§ Source data
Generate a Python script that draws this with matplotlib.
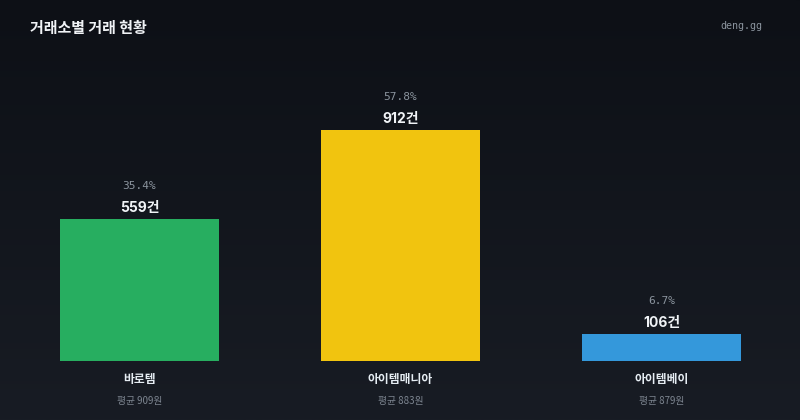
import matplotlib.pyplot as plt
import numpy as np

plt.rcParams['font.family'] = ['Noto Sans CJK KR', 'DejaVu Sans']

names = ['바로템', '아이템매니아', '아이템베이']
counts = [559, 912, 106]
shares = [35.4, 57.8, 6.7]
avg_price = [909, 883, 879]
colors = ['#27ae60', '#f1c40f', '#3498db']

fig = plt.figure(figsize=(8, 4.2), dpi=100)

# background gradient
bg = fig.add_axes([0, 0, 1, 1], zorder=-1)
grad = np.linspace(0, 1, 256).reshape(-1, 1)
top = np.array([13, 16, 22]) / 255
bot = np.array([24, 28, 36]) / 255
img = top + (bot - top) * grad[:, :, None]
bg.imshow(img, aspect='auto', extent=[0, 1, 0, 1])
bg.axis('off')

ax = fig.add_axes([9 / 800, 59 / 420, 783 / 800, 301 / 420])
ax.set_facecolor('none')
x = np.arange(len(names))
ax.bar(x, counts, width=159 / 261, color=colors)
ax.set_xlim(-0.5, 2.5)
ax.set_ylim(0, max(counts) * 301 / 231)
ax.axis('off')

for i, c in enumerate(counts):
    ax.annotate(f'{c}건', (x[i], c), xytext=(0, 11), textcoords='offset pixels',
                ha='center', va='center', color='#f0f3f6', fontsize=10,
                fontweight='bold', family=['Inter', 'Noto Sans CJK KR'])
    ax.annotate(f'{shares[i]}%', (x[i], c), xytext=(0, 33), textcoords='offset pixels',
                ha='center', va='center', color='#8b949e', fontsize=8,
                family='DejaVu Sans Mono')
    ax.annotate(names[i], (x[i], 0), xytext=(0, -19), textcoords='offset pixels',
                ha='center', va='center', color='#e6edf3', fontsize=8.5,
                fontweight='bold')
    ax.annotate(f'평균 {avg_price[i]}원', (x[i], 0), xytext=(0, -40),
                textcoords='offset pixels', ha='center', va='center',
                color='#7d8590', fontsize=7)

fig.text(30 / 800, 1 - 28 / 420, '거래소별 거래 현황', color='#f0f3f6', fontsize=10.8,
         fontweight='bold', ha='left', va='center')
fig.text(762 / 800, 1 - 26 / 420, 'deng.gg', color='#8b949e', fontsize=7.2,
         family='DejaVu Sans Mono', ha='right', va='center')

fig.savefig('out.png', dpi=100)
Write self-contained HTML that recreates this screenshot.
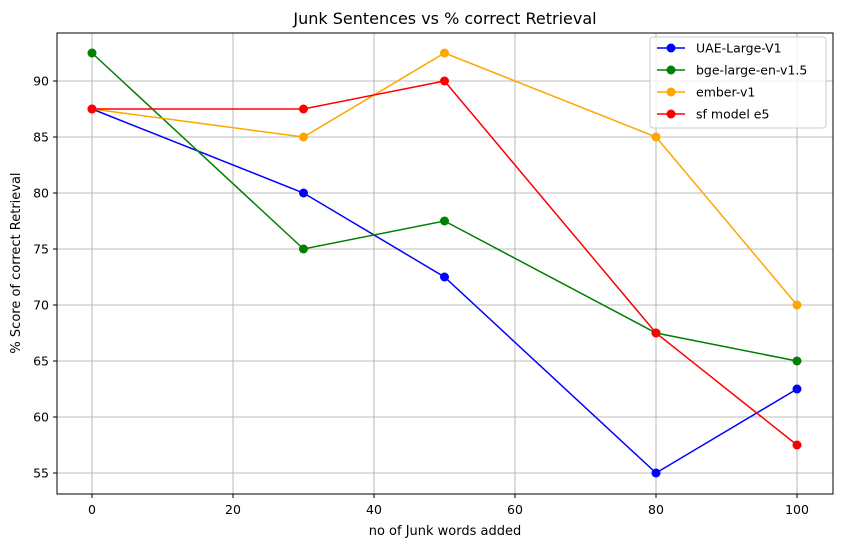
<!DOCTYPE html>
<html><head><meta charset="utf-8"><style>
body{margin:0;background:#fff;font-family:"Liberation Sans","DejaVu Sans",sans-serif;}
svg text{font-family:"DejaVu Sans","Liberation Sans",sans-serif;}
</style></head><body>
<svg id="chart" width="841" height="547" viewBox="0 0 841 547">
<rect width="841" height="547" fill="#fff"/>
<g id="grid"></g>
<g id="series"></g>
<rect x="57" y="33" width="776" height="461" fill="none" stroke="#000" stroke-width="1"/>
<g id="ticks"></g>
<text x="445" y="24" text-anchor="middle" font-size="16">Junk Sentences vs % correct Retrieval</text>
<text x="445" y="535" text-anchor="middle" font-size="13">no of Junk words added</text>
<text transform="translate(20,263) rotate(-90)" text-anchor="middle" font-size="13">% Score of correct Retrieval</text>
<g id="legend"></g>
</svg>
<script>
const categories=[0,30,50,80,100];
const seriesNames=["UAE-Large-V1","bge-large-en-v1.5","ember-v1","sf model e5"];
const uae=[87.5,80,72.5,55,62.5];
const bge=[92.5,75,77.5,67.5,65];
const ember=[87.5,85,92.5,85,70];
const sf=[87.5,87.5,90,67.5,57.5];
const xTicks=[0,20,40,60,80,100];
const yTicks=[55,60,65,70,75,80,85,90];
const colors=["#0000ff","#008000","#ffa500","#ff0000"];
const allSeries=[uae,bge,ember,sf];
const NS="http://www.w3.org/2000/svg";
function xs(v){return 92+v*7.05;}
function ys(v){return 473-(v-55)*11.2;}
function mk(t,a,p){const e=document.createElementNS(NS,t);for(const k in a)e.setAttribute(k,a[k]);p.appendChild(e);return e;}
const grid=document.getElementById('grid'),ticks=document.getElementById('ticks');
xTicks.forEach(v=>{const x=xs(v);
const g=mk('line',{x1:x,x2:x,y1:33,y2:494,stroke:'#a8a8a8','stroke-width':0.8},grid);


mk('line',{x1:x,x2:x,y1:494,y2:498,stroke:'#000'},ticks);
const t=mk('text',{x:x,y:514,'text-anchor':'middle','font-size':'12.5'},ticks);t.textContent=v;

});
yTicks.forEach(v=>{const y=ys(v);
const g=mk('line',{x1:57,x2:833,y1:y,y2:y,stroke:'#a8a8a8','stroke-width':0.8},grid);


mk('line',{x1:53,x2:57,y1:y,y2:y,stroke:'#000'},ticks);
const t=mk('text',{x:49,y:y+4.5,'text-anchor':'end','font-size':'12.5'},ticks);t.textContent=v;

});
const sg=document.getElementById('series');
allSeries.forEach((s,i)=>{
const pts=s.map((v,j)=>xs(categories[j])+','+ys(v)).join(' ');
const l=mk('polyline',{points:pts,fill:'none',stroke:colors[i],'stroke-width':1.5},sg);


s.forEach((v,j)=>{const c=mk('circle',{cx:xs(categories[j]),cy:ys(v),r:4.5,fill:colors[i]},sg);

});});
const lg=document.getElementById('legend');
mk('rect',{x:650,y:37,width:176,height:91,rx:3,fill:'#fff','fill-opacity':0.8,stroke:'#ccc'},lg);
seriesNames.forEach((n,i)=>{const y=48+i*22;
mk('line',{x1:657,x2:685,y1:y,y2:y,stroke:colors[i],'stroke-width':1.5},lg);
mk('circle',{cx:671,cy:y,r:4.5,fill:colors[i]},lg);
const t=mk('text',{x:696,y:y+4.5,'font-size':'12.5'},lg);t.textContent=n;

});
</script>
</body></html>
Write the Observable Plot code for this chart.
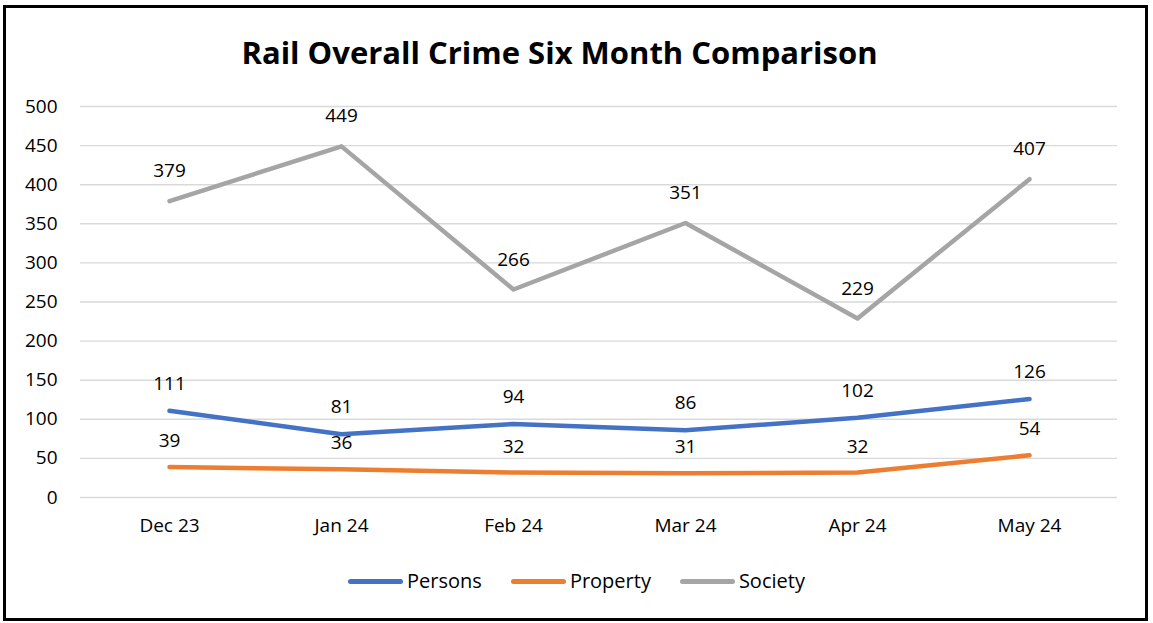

§ Given instruction
Each entry gets copied exactly; the pictures stay out.

§ Written reply
Generate a Python script that draws this with matplotlib.
import matplotlib.pyplot as plt
import numpy as np

plt.rcParams['font.family'] = ['Noto Sans CJK KR', 'DejaVu Sans']

names = ['바로템', '아이템매니아', '아이템베이']
counts = [559, 912, 106]
shares = [35.4, 57.8, 6.7]
avg_price = [909, 883, 879]
colors = ['#27ae60', '#f1c40f', '#3498db']

fig = plt.figure(figsize=(8, 4.2), dpi=100)

# background gradient
bg = fig.add_axes([0, 0, 1, 1], zorder=-1)
grad = np.linspace(0, 1, 256).reshape(-1, 1)
top = np.array([13, 16, 22]) / 255
bot = np.array([24, 28, 36]) / 255
img = top + (bot - top) * grad[:, :, None]
bg.imshow(img, aspect='auto', extent=[0, 1, 0, 1])
bg.axis('off')

ax = fig.add_axes([9 / 800, 59 / 420, 783 / 800, 301 / 420])
ax.set_facecolor('none')
x = np.arange(len(names))
ax.bar(x, counts, width=159 / 261, color=colors)
ax.set_xlim(-0.5, 2.5)
ax.set_ylim(0, max(counts) * 301 / 231)
ax.axis('off')

for i, c in enumerate(counts):
    ax.annotate(f'{c}건', (x[i], c), xytext=(0, 11), textcoords='offset pixels',
                ha='center', va='center', color='#f0f3f6', fontsize=10,
                fontweight='bold', family=['Inter', 'Noto Sans CJK KR'])
    ax.annotate(f'{shares[i]}%', (x[i], c), xytext=(0, 33), textcoords='offset pixels',
                ha='center', va='center', color='#8b949e', fontsize=8,
                family='DejaVu Sans Mono')
    ax.annotate(names[i], (x[i], 0), xytext=(0, -19), textcoords='offset pixels',
                ha='center', va='center', color='#e6edf3', fontsize=8.5,
                fontweight='bold')
    ax.annotate(f'평균 {avg_price[i]}원', (x[i], 0), xytext=(0, -40),
                textcoords='offset pixels', ha='center', va='center',
                color='#7d8590', fontsize=7)

fig.text(30 / 800, 1 - 28 / 420, '거래소별 거래 현황', color='#f0f3f6', fontsize=10.8,
         fontweight='bold', ha='left', va='center')
fig.text(762 / 800, 1 - 26 / 420, 'deng.gg', color='#8b949e', fontsize=7.2,
         family='DejaVu Sans Mono', ha='right', va='center')

fig.savefig('out.png', dpi=100)
Write self-contained HTML that recreates this screenshot.
<!DOCTYPE html>
<html><head><meta charset="utf-8"><style>
body{margin:0;background:#fff;font-family:"Liberation Sans","DejaVu Sans",sans-serif;}
svg text{font-family:"DejaVu Sans","Liberation Sans",sans-serif;}
</style></head><body>
<svg id="chart" width="841" height="547" viewBox="0 0 841 547">
<rect width="841" height="547" fill="#fff"/>
<g id="grid"></g>
<g id="series"></g>
<rect x="57" y="33" width="776" height="461" fill="none" stroke="#000" stroke-width="1"/>
<g id="ticks"></g>
<text x="445" y="24" text-anchor="middle" font-size="16">Junk Sentences vs % correct Retrieval</text>
<text x="445" y="535" text-anchor="middle" font-size="13">no of Junk words added</text>
<text transform="translate(20,263) rotate(-90)" text-anchor="middle" font-size="13">% Score of correct Retrieval</text>
<g id="legend"></g>
</svg>
<script>
const categories=[0,30,50,80,100];
const seriesNames=["UAE-Large-V1","bge-large-en-v1.5","ember-v1","sf model e5"];
const uae=[87.5,80,72.5,55,62.5];
const bge=[92.5,75,77.5,67.5,65];
const ember=[87.5,85,92.5,85,70];
const sf=[87.5,87.5,90,67.5,57.5];
const xTicks=[0,20,40,60,80,100];
const yTicks=[55,60,65,70,75,80,85,90];
const colors=["#0000ff","#008000","#ffa500","#ff0000"];
const allSeries=[uae,bge,ember,sf];
const NS="http://www.w3.org/2000/svg";
function xs(v){return 92+v*7.05;}
function ys(v){return 473-(v-55)*11.2;}
function mk(t,a,p){const e=document.createElementNS(NS,t);for(const k in a)e.setAttribute(k,a[k]);p.appendChild(e);return e;}
const grid=document.getElementById('grid'),ticks=document.getElementById('ticks');
xTicks.forEach(v=>{const x=xs(v);
const g=mk('line',{x1:x,x2:x,y1:33,y2:494,stroke:'#a8a8a8','stroke-width':0.8},grid);


mk('line',{x1:x,x2:x,y1:494,y2:498,stroke:'#000'},ticks);
const t=mk('text',{x:x,y:514,'text-anchor':'middle','font-size':'12.5'},ticks);t.textContent=v;

});
yTicks.forEach(v=>{const y=ys(v);
const g=mk('line',{x1:57,x2:833,y1:y,y2:y,stroke:'#a8a8a8','stroke-width':0.8},grid);


mk('line',{x1:53,x2:57,y1:y,y2:y,stroke:'#000'},ticks);
const t=mk('text',{x:49,y:y+4.5,'text-anchor':'end','font-size':'12.5'},ticks);t.textContent=v;

});
const sg=document.getElementById('series');
allSeries.forEach((s,i)=>{
const pts=s.map((v,j)=>xs(categories[j])+','+ys(v)).join(' ');
const l=mk('polyline',{points:pts,fill:'none',stroke:colors[i],'stroke-width':1.5},sg);


s.forEach((v,j)=>{const c=mk('circle',{cx:xs(categories[j]),cy:ys(v),r:4.5,fill:colors[i]},sg);

});});
const lg=document.getElementById('legend');
mk('rect',{x:650,y:37,width:176,height:91,rx:3,fill:'#fff','fill-opacity':0.8,stroke:'#ccc'},lg);
seriesNames.forEach((n,i)=>{const y=48+i*22;
mk('line',{x1:657,x2:685,y1:y,y2:y,stroke:colors[i],'stroke-width':1.5},lg);
mk('circle',{cx:671,cy:y,r:4.5,fill:colors[i]},lg);
const t=mk('text',{x:696,y:y+4.5,'font-size':'12.5'},lg);t.textContent=n;

});
</script>
</body></html>
Write the Observable Plot code for this chart.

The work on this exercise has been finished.